6: Sam Miller’s Delhi

As a child I was always told that the way to learn about anything was to read about it. So, before my first trip to India in 2010, I worked through a pile of books about the country.

One which had a great influence on me was Sam Miller’s Delhi. This is an attempt to explore the city, detailing an epic walk and describing the landmarks and neighbourhoods that Miller encountered. The book made me love Delhi, when many people I know can barely tolerate it.

In his introduction, Miller talks a little about urban walking and says that his first such journey was in was in Paris, a city famous for its walkers. He draws an interesting comparison between the urban poets of Paris and the English romantics.

Miller writes that “If you don’t walk in Delhi, large parts of the city are invisible to you”. It is also a place where life is “lived in the open” albeit one that can be difficult to move through given its traffic, broken pavements and open sewers. He also faces an amusing difficulty of walking in Indian cities: a foreigner attempting to cross the road is often faced by a wall of autorickshaws offering rides.

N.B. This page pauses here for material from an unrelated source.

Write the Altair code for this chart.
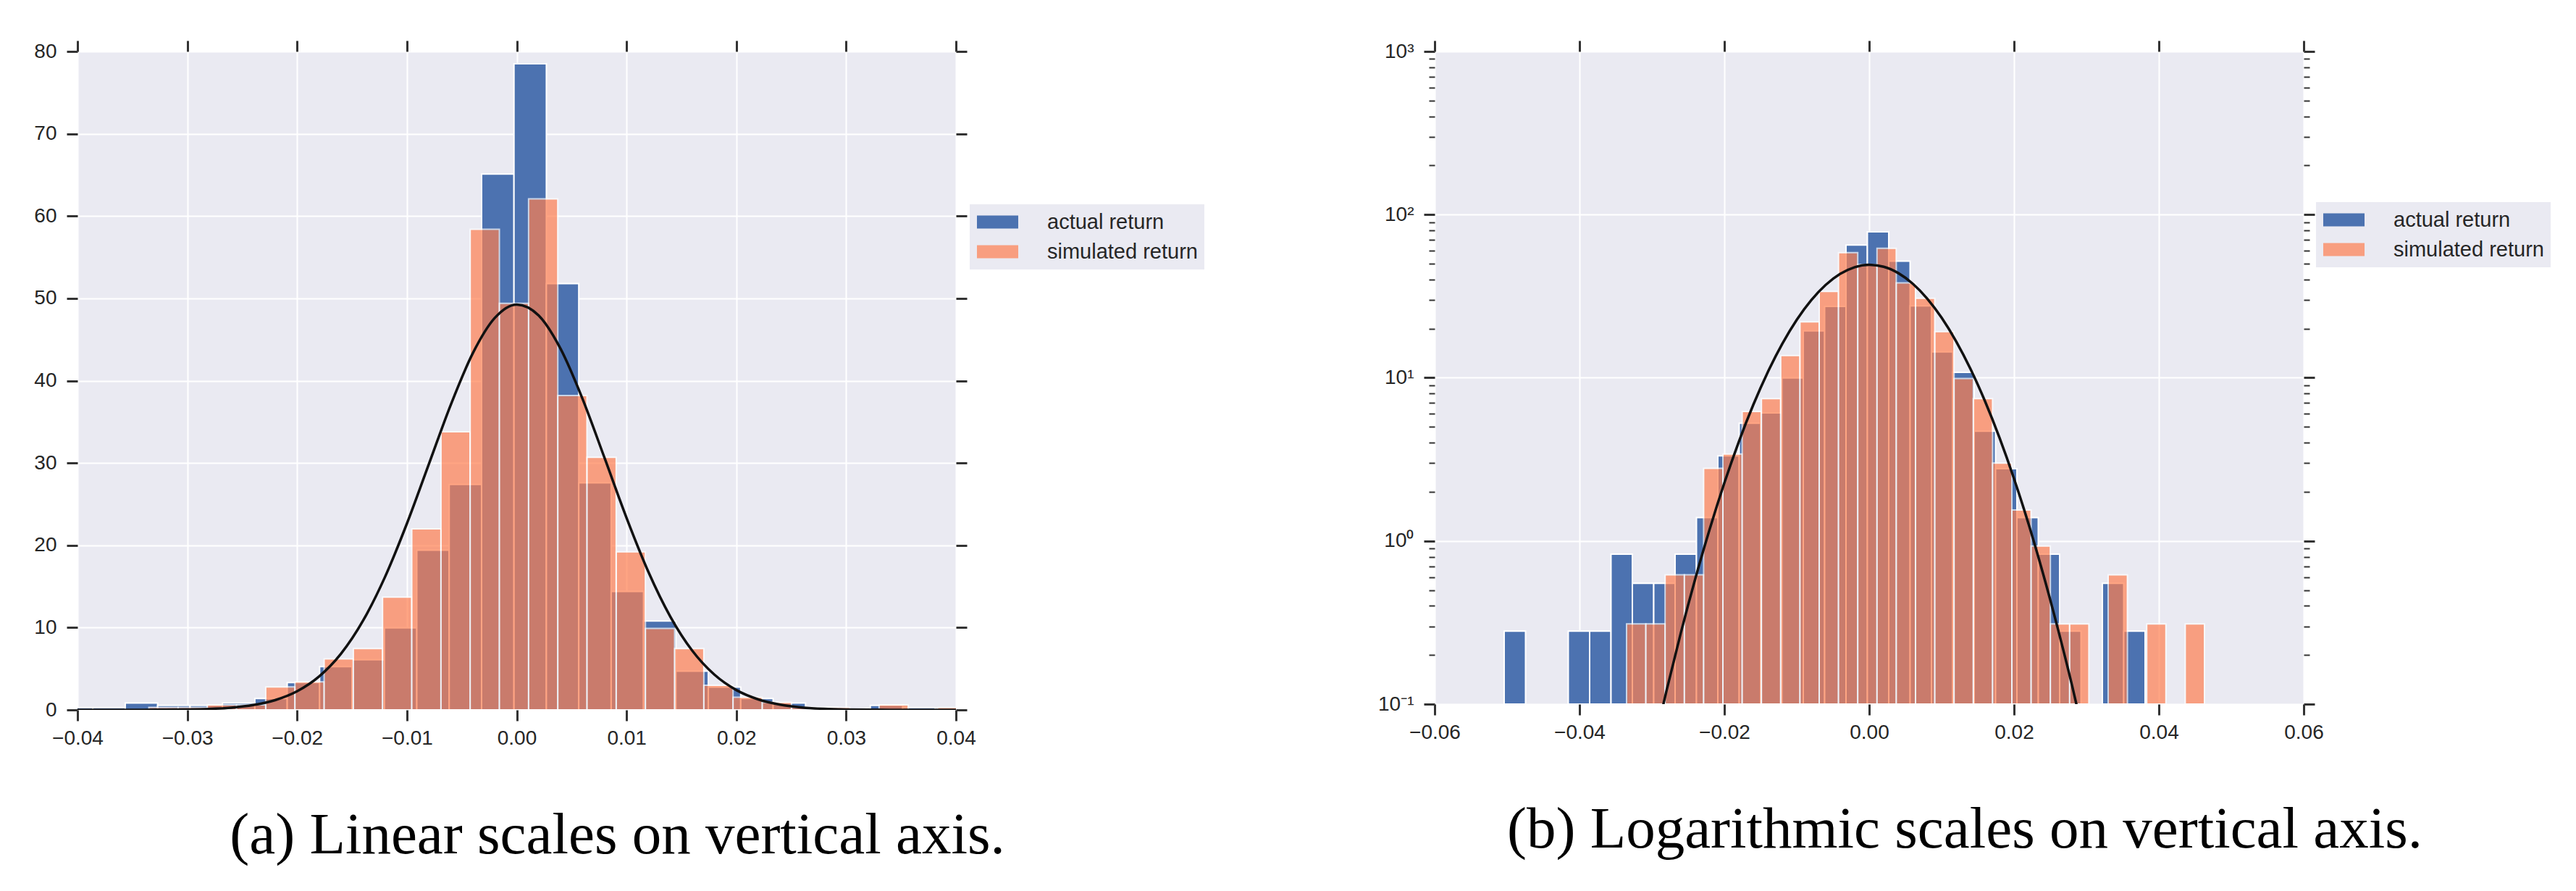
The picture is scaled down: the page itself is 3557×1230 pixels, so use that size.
import altair as alt
import numpy as np
import pandas as pd

# ---------------- data ----------------
series_names = ["actual return", "simulated return"]

# 30-bin density histograms (bin range + densities)
blue_lo, blue_hi = -0.0504, 0.0381
blue_density = [0.28, 0, 0, 0.28, 0.28, 0.83, 0.55, 0.55, 0.83, 1.39,
                3.32, 5.26, 6.09, 9.97, 19.4, 27.4, 65.1, 78.5, 51.8, 27.6,
                14.4, 10.8, 4.7, 2.77, 1.39, 0.83, 0.28, 0, 0.55, 0.28]

orange_lo, orange_hi = -0.0335, 0.0463
orange_density = [0.31, 0.31, 0.62, 0.62, 2.79, 3.41, 6.21, 7.45, 13.7, 22.0,
                  33.8, 58.4, 49.4, 62.1, 38.2, 30.7, 19.2, 9.9, 7.45, 3.0,
                  1.55, 0.93, 0.31, 0.31, 0, 0.62, 0, 0.31, 0, 0.31]

# fitted normal curve
curve_x = [-0.040, -0.038, -0.036, -0.034, -0.032, -0.030, -0.028, -0.026, -0.024, -0.022,
           -0.020, -0.018, -0.016, -0.014, -0.012, -0.010, -0.008, -0.006, -0.004, -0.002,
           0.000, 0.002, 0.004, 0.006, 0.008, 0.010, 0.012, 0.014, 0.016, 0.018,
           0.020, 0.022, 0.024, 0.026, 0.028, 0.030, 0.032, 0.034, 0.036, 0.038, 0.040]
curve_y = [0.000235, 0.000774, 0.0024, 0.00699, 0.0192, 0.0495, 0.120, 0.274, 0.589, 1.191,
           2.266, 4.056, 6.831, 10.83, 16.14, 22.64, 29.87, 37.09, 43.33, 47.62,
           49.25, 47.92, 43.86, 37.77, 30.61, 23.34, 16.74, 11.30, 7.17, 4.285,
           2.409, 1.274, 0.633, 0.296, 0.131, 0.0541, 0.0211, 0.00775, 0.00268, 0.000868, 0.000265]

lin_x_ticks = [-0.04, -0.03, -0.02, -0.01, 0.0, 0.01, 0.02, 0.03, 0.04]
lin_y_ticks = [0, 10, 20, 30, 40, 50, 60, 70, 80]
log_x_ticks = [-0.06, -0.04, -0.02, 0.0, 0.02, 0.04, 0.06]
log_y_ticks = [0.1, 0.2, 0.3, 0.4, 0.5, 0.6, 0.7, 0.8, 0.9,
               1, 2, 3, 4, 5, 6, 7, 8, 9,
               10, 20, 30, 40, 50, 60, 70, 80, 90,
               100, 200, 300, 400, 500, 600, 700, 800, 900, 1000]

caption_a = "(a) Linear scales on vertical axis."
caption_b = "(b) Logarithmic scales on vertical axis."

# ---------------- tables ----------------
def hist_table(lo, hi, dens, name):
    edges = np.linspace(lo, hi, len(dens) + 1)
    return pd.DataFrame({"x0": edges[:-1], "x1": edges[1:],
                         "density": dens, "series": name})

blue_df = hist_table(blue_lo, blue_hi, blue_density, series_names[0])
orange_df = hist_table(orange_lo, orange_hi, orange_density, series_names[1])
curve_df = pd.DataFrame({"x": curve_x, "y": curve_y})

BLUE = "#4C72B0"
CORAL = "#FF7F50"
BG = "#EAEAF2"
TXT = "#262626"
TICK = "#333333"

color_scale = alt.Scale(domain=series_names, range=[BLUE, CORAL])
opacity_scale = alt.Scale(domain=series_names, range=[1.0, 0.7])

DEC = "abs(log(datum.value)/LN10 - round(log(datum.value)/LN10)) < 0.000001"
LOG_LABELS = ("datum.value == 1000 ? '10³' : datum.value == 100 ? '10²' : "
              "datum.value == 10 ? '10¹' : datum.value == 1 ? '10⁰' : "
              "datum.value == 0.1 ? '10⁻¹' : ''")


def make_legend(lx, ly):
    return alt.Legend(
        orient="none", legendX=lx, legendY=ly, title=None,
        fillColor=BG, padding=9, cornerRadius=0,
        symbolType="M-1.966,-0.62H1.966V0.62H-1.966Z", symbolSize=841,
        symbolOffset=14, labelOffset=53, rowPadding=10,
        symbolStrokeColor="white", symbolStrokeWidth=1.5,
        labelFont="Liberation Sans", labelFontSize=29, labelColor=TXT,
        labelLimit=600,
    )


def panel(log, width, height, xdom, xticks, yticks, legend_xy, caption, cap_dx, top_pad_hack):
    xscale = alt.Scale(domain=xdom, nice=False, zero=False)
    if log:
        yscale = alt.Scale(type="log", domain=[0.1, 1000], nice=False)
        ybase = 0.1
        y_tick_size = {"condition": {"test": DEC, "value": 15}, "value": 8}
        y_tick_width = {"condition": {"test": DEC, "value": 3}, "value": 2}
        y_grid_op = {"condition": {"test": DEC, "value": 1}, "value": 0}
        y_label_kw = dict(labelExpr=LOG_LABELS)
    else:
        yscale = alt.Scale(domain=[0, 80], nice=False, zero=False)
        ybase = 0
        y_tick_size = 15
        y_tick_width = 3
        y_grid_op = 1
        y_label_kw = dict(format="d")

    legend = make_legend(*legend_xy)

    bdf = blue_df[blue_df.density > 0] if log else blue_df
    odf = orange_df[orange_df.density > 0] if log else orange_df

    blue = alt.Chart(bdf).mark_rect(stroke="white", strokeWidth=2, clip=True).encode(
        x=alt.X("x0:Q", scale=xscale,
                axis=alt.Axis(orient="bottom", values=xticks, format=".2f", title=None,
                              grid=True, labelPadding=10)),
        x2="x1:Q",
        y=alt.Y("density:Q", scale=yscale,
                axis=alt.Axis(orient="left", values=yticks, title=None, grid=True,
                              labelPadding=14, tickSize=y_tick_size, tickWidth=y_tick_width,
                              gridOpacity=y_grid_op, **y_label_kw)),
        y2=alt.datum(ybase),
        color=alt.Color("series:N", scale=color_scale, legend=legend),
        opacity=alt.Opacity("series:N", scale=opacity_scale, legend=legend),
    )

    if top_pad_hack:
        top_axis = alt.Axis(orient="top", values=xticks, title=None, grid=False,
                            labels=True, labelOpacity=0, labelFontSize=8, labelPadding=0,
                            format=".2f")
    else:
        top_axis = alt.Axis(orient="top", values=xticks, title=None, grid=False, labels=False)

    orange = alt.Chart(odf).mark_rect(stroke="white", strokeWidth=2, clip=True).encode(
        x=alt.X("x0:Q", scale=xscale, axis=top_axis),
        x2="x1:Q",
        y=alt.Y("density:Q", scale=yscale,
                axis=alt.Axis(orient="right", values=yticks, title=None, grid=False,
                              labels=False, tickSize=y_tick_size, tickWidth=y_tick_width)),
        y2=alt.datum(ybase),
        color=alt.Color("series:N", scale=color_scale, legend=legend),
        opacity=alt.Opacity("series:N", scale=opacity_scale, legend=legend),
    )

    line = alt.Chart(curve_df).mark_line(color="#111111", strokeWidth=3.5, clip=True,
                                         interpolate="monotone").encode(
        x=alt.X("x:Q", scale=xscale, axis=None),
        y=alt.Y("y:Q", scale=yscale, axis=None),
    )

    return alt.layer(blue, orange, line).resolve_axis(
        x="independent", y="independent"
    ).properties(
        width=width, height=height,
        title=alt.TitleParams(caption, orient="bottom", anchor="middle",
                              font="Liberation Serif", fontSize=81, fontWeight="normal",
                              color="black", baseline="alphabetic", offset=145, dx=cap_dx),
    )


left = panel(False, 1213, 909, [-0.04, 0.04], lin_x_ticks, lin_y_ticks,
             (1232, 211), caption_a, 139, False)
right = panel(True, 1200, 901, [-0.06, 0.06], log_x_ticks, log_y_ticks,
              (1217, 208), caption_b, 132, True)

chart = alt.hconcat(left, right, spacing=239).resolve_scale(
    color="independent", opacity="independent"
).configure_view(fill=BG, stroke=None).configure_axis(
    labelFont="Liberation Sans", labelFontSize=28, labelColor=TXT,
    tickColor=TICK, tickWidth=3, tickSize=15, domain=False,
    gridColor="white", gridWidth=2, labelFlush=False, labelOverlap=False,
).properties(
    padding={"left": 38, "top": 40, "right": 5, "bottom": 5},
    background="white",
)

chart.save("out.html", embed_options={"renderer": "svg", "actions": False})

Around the time he encountered Sinclair’s Lights out for the territory, Miller was considering an exploratory walk. Sinclair had taken a letter V as his route, for reasons undisclosed. At night, when unable to sleep, Miller began to consider the perfect shape for a walk around Delhi. Circles and figures-of-eight left the holes in circles unexplored. Indian letters did not seem to flow well. Reading a book on Old Delhi, Miller saw diagrams showing how Muslim cities were arranged in concentric circles. He settled on a spiral.

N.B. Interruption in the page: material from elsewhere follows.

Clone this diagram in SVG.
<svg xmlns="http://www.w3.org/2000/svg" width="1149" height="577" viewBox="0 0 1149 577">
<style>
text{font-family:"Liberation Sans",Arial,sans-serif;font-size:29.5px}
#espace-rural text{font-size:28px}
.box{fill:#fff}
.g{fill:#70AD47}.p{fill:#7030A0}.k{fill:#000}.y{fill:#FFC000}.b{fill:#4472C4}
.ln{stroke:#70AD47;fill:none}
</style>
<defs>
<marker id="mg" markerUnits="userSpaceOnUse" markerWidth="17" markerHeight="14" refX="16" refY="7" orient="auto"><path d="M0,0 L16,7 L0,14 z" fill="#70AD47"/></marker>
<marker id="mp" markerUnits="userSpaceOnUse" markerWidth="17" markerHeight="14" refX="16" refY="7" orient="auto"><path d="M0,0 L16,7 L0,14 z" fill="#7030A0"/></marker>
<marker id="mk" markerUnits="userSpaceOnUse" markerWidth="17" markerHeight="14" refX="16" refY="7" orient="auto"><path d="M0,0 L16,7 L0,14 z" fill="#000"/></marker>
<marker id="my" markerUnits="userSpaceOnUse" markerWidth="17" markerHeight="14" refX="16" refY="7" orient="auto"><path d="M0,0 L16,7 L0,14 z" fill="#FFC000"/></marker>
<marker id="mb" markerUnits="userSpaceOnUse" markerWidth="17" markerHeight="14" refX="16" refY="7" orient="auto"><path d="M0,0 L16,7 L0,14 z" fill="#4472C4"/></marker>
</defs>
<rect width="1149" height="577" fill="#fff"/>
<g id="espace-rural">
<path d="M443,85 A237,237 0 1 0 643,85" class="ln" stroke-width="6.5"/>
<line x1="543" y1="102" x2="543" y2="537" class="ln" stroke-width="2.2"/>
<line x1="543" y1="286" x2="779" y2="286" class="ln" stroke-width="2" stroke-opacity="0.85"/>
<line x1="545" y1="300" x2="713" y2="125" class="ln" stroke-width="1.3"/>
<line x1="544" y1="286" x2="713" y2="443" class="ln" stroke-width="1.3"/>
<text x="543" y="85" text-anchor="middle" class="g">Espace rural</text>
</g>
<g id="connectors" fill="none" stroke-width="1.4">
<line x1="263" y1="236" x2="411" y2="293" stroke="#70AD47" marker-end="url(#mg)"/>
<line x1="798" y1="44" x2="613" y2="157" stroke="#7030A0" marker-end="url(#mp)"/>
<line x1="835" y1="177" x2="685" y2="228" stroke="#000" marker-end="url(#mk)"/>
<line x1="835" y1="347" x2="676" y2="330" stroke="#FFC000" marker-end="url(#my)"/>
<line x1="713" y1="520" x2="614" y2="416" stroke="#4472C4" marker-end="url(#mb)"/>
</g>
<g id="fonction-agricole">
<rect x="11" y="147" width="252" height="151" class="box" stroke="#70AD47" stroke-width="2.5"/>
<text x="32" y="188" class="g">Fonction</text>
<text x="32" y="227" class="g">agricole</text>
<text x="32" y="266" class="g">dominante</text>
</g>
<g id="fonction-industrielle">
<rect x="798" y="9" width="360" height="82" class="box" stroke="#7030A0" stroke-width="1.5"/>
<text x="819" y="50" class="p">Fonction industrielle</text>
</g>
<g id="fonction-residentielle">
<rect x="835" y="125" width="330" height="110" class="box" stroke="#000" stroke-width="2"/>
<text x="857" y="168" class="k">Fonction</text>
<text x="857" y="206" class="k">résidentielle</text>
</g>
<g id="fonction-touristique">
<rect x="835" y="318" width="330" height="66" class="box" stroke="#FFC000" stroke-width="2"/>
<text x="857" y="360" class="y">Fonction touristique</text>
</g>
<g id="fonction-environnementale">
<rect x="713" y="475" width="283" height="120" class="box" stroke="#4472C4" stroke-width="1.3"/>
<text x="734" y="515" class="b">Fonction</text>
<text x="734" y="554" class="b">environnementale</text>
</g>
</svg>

Miller’s tour passes through fascinating locations: the Jantar Mantar, slaughterhouses in Old Delhi, Humayan’s tomb, Coronation Park, the new suburbs of Gurgaon. The question becomes: did Miller find these things because he had carefully chosen the chance method; or would any route have revealed such interesting places? If we are carefully selecting the chance methods of exploration, are we really open to chance?